The utility companies run one of the oldest infrastructures in the USA. A friend working in mesh networks for Smart Grids highlighted the fact that an industry where change may occur once in 20 years is being driven to incorporate and integrate technology whose pace of change is substantially faster. Challenges abound!
The Economist in their recent Technology Quarterly have an excellent article on the subject, "Building the smart grid" here. The article highlights my point above further:
"Even though the demands being placed on national electricity grids are changing rapidly, the grids themselves have changed very little since they were first developed more than a century ago. The first grids were built as one-way streets, consisting of power stations at one end supplying power when needed to customers at the other end. That approach worked well for many years, and helped drive the growth of industrial nations by making electricity ubiquitous, but it is now showing its age."
From speed of growth, lack of transparency on the transmission and distribution side of the grid to the consumer's habits of obliquity to their electricity usage, the opportunities abound. Having lived and traveled overseas extensively, the USA lags in one key aspect that the article touches on some what - the US consumer has never been given an incentive to save electricity. The utility companies must grow their revenue and bringing smartness to the electric grid will cut into their top-lines. The article discusses this aspect:
"One problem is that power companies are understandably reluctant to invest in technologies that will reduce consumption of the product they sell, even if there are other benefits. One way to realign the public interest with that of the utilities is through a process called “decoupling” which breaks the direct relationship between electricity sales and profits, a measure that has been successfully employed in California. Energy use per person has remained largely flat over the past 30 years in California, but it has increased by roughly 50% for the rest of America. But in some instances the business case is straightforward. Enel (utility in Italy)spent around €2.1 billion ($3 billion) installing its 30m smart meters in Italy, but now saves around €500m a year as a result, so its investment paid for itself within five years."
I am reminded of Bill Bryson's article "The Waste Generation" on the US consumers' habits in his book "I am a stranger here myself". The author writes that when he used to live in England, the utility offered an off-peak energy plan resulting in value back to the customers. He used to run his washing machine on a timers at night to receive the benefits using timers.
Is the pain or perhaps the desire to manage utilities strong enough for the consumer to adopt the new changes or are the stimulus funds would be used enforce a new regime for the unwilling customer?

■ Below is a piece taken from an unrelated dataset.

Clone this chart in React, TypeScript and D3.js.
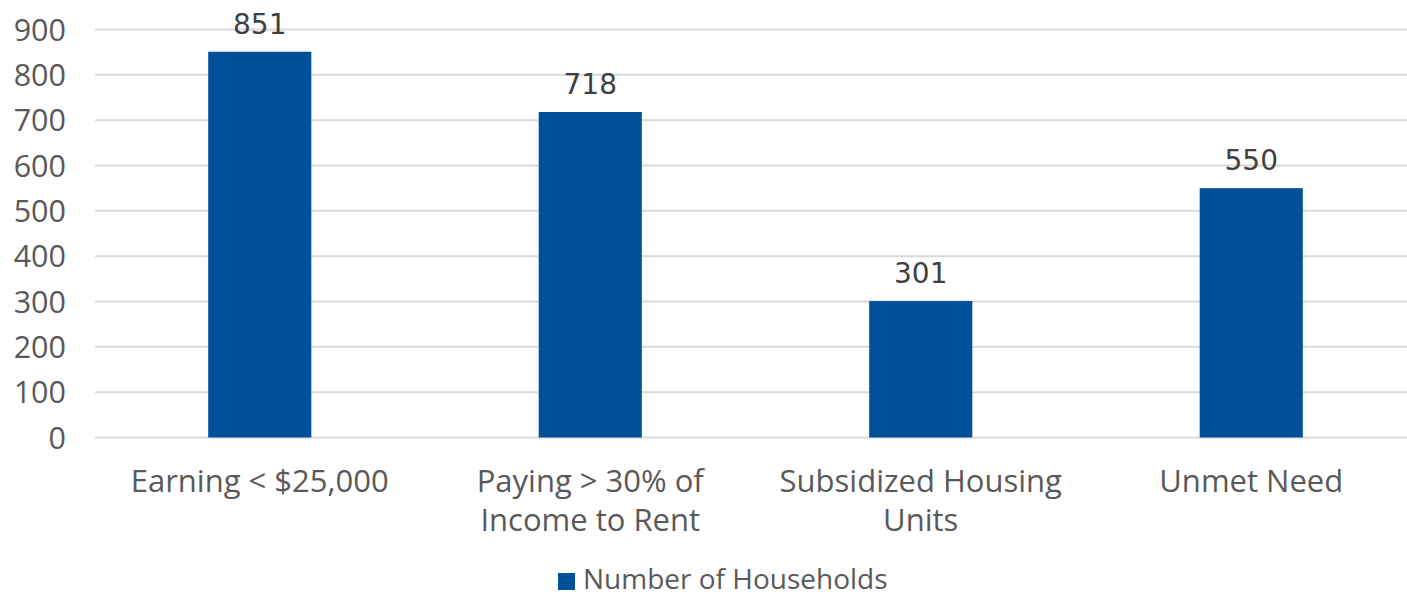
import React from "react";
import * as d3 from "d3";

const categories: string[][] = [
  ["Earning < $25,000"],
  ["Paying > 30% of", "Income to Rent"],
  ["Subsidized Housing", "Units"],
  ["Unmet Need"],
];
const values: number[] = [851, 718, 301, 550];
const yTicks: number[] = [0, 100, 200, 300, 400, 500, 600, 700, 800, 900];
const seriesName = "Number of Households";

const W = 1407;
const H = 596;
const BAR = "#00509A";
const FONT = "'Open Sans', 'Liberation Sans', Arial, sans-serif";
const LABEL_FONT = "'DejaVu Sans', Verdana, sans-serif";

export default function App() {
  const x = d3
    .scaleBand<number>()
    .domain(values.map((_, i) => i))
    .range([94.5, 1416.5])
    .paddingInner(0.688)
    .paddingOuter(0.344);
  const y = d3.scaleLinear().domain([0, 900]).range([437.5, 29.5]);

  return (
    <svg width={W} height={H} style={{ position: "absolute", left: 0, top: 0 }}>
      <rect width={W} height={H} fill="#fff" />
      {yTicks.map((t) => (
        <g key={t}>
          <line x1={95} x2={W} y1={y(t)} y2={y(t)} stroke="#d9d9d9" strokeWidth={2} />
          <text x={66} y={y(t) + 11} textAnchor="end" fontFamily={FONT} fontSize={30.5} fill="#595959">
            {t}
          </text>
        </g>
      ))}
      {values.map((v, i) => (
        <g key={i}>
          <rect x={x(i)!} y={y(v)} width={x.bandwidth()} height={y(0) - y(v)} fill={BAR} />
          <text
            x={x(i)! + x.bandwidth() / 2}
            y={y(v) - 18}
            textAnchor="middle"
            fontFamily={LABEL_FONT}
            fontSize={28}
            fill="#404040"
          >
            {v}
          </text>
          {categories[i].map((line, j) => (
            <text
              key={j}
              x={x(i)! + x.bandwidth() / 2}
              y={492 + j * 39}
              textAnchor="middle"
              fontFamily={FONT}
              fontSize={31}
              fill="#595959"
            >
              {line}
            </text>
          ))}
        </g>
      ))}
      <rect x={558} y={573} width={17} height={17} fill={BAR} />
      <text x={583} y={589} fontFamily={FONT} fontSize={28} fill="#595959">
        {seriesName}
      </text>
    </svg>
  );
}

"The American government is spending some $4 billion from its economic-stimulus package on smart-grid initiatives, but providing a smart meter for every American home would cost far more: California’s investor-owned utilities alone are spending about $4.5 billion on deploying smart meters over the next few years. That implies that a nationwide implementation could cost around $50 billion. But PNNL estimates that $450 billion would have to be poured into conventional grid infrastructure to meet America’s expected growth over the next decade anyway. Mr Carlson, who now works for GridPoint, argues that a bit of thought is called for if the aim is to move to a new energy-management model, “as opposed to building more of what we’ve already got.”"
One thing is for certain, once the grid gets tapped, the invention driven entrepreneurial opportunities for revenue generation through fulfillment of user needs will be endless!